Venue de Macron à Tours : la police protège la com’ du président

Le mercredi 14 mars, tout a été mis en œuvre par les forces de police pour maintenir à distance les opposant-es et donner l’image d’un accueil enthousiaste du président de la République.

Des dizaines de CRS pour empêcher un départ en manifestation, du gaz lacrymogène pour éloigner des étudiant-es qui se contentaient de chanter des slogans contre la loi Vidal, et enfin des policiers en civil pour exfiltrer sans ménagement les derniers opposants chantant « la loi Vidal c’est de la merde » au moment où Macron serrait des mains, devant la mairie de Tours. Un énorme dispositif aura été nécessaire pour donner l’illusion d’un accueil enthousiaste du président en Touraine.

Vers 17h30, environ 300 manifestant-es étaient rassemblé-es place Anatole France pour dénoncer les politiques du gouvernement, notamment en matière sociale et migratoire. Mais la plupart des voies partant de la place sont bloquées, impossible de descendre la rue Nationale pour rejoindre le centre-ville.

La République en Marche

Plus tard, un groupe qui a rejoint la place Jean Jaurès, où le cortège présidentiel est attendu, se fait dégager par une équipe de flics. Témoignage d’une manifestante :

« Nous étions une vingtaine de jeunes pour la plupart étudiants. Nous étions tout d’abord au rassemblement à Anatole France à 17h30, et sommes descendus vers Jean Jaurès en contournant la rue Nationale. Finalement, nous avons essayé d’approcher l’Hôtel de Ville, mais les CRS nous ont empêchés de faire la queue pour passer le contrôle. Là, ils nous ont tous poussés très violemment vers la sortie, emportant au passage d’autres personnes. Des lacrymos ont été utilisées rapidement. Les CRS ont utilisés leurs matraques, alors que le groupe de jeunes était pacifique (juste en train de chanter les chansons de manifs contre la Loi Vidal). Une CRS m’a empêchée de filmer, elle a pris mon téléphone et l’a jeté plus loin. »

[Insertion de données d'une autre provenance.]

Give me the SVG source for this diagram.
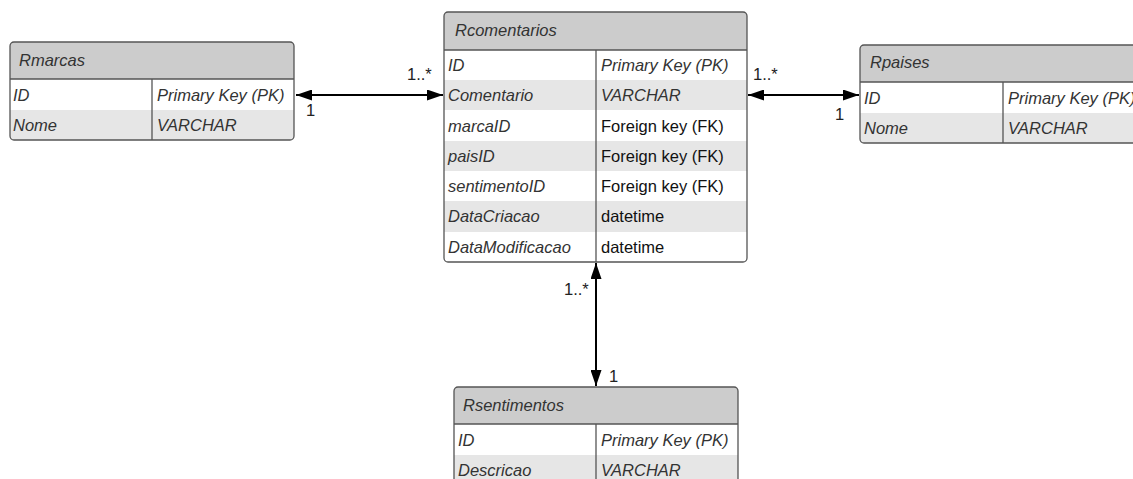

Quelques personnes ont néanmoins réussi à se glisser parmi la foule qui attendait l’arrivée d’Emmanuel Macron, après avoir subi fouille et palpations par des policiers en civil équipés de détecteurs de métaux. Sur la vidéo réalisée par le reporter indépendant Alexis Kraland, on entend distinctement des « La loi Vidal, c’est de la merde » et « Macron démission » adressés au président lorsqu’il arrive enfin. Des slogans également captés par le journaliste de La Nouvelle République Nicolas Rimbaux, mais qui ne seront pas évoqués dans le journal paru le lendemain.

Ces slogans d’opposants, qui contreviennent au story telling présidentiel, vaudront à leurs auteurs d’être dégagés de la foule par des policiers en civil. Ce qui n’empêchera pas le député de Tours de parler d’un « Président de la République proche de ses concitoyens, continuellement à leur écoute et disposé à répondre à leurs inquiétudes ». Évidemment, c’est plus simple quand la police a été mobilisée en amont pour faire taire les critiques. Cet épisode, qui en dit long sur l’exercice du pouvoir, ne sera pas évoqué par la presse locale, de La Nouvelle République à 37 degrés [1], qui ont pourtant suivi les moindres faits et gestes du président. Le quotidien local a préféré insister sur une autre manière de l’interpeller :

Avant de monter les marches de l’hôtel de ville, Emmanuel Macron s’offre un bain de foule d’une quinzaine de minutes. Sous une pluie fine, les centaines de Tourangeaux sortent leur téléphone portable (sic). On se bouscule, on cherche la meilleure place. « Un selfie, Monsieur le Président, un selfie. » [2]

Le lendemain, la ministre de la Culture François Nyssen venait à Tours pour présenter le projet de loi sur les fake news.

Notes

[1Quelques images de la première intervention de la police contre les opposants place Jean Jaurès peuvent être vues dans une vidéo publiée sur 37 degrés, mais l’article associé n’en dit pas un mot.

[2"Un selfie, Monsieur le Président !", La Nouvelle République, 15 mars 2018.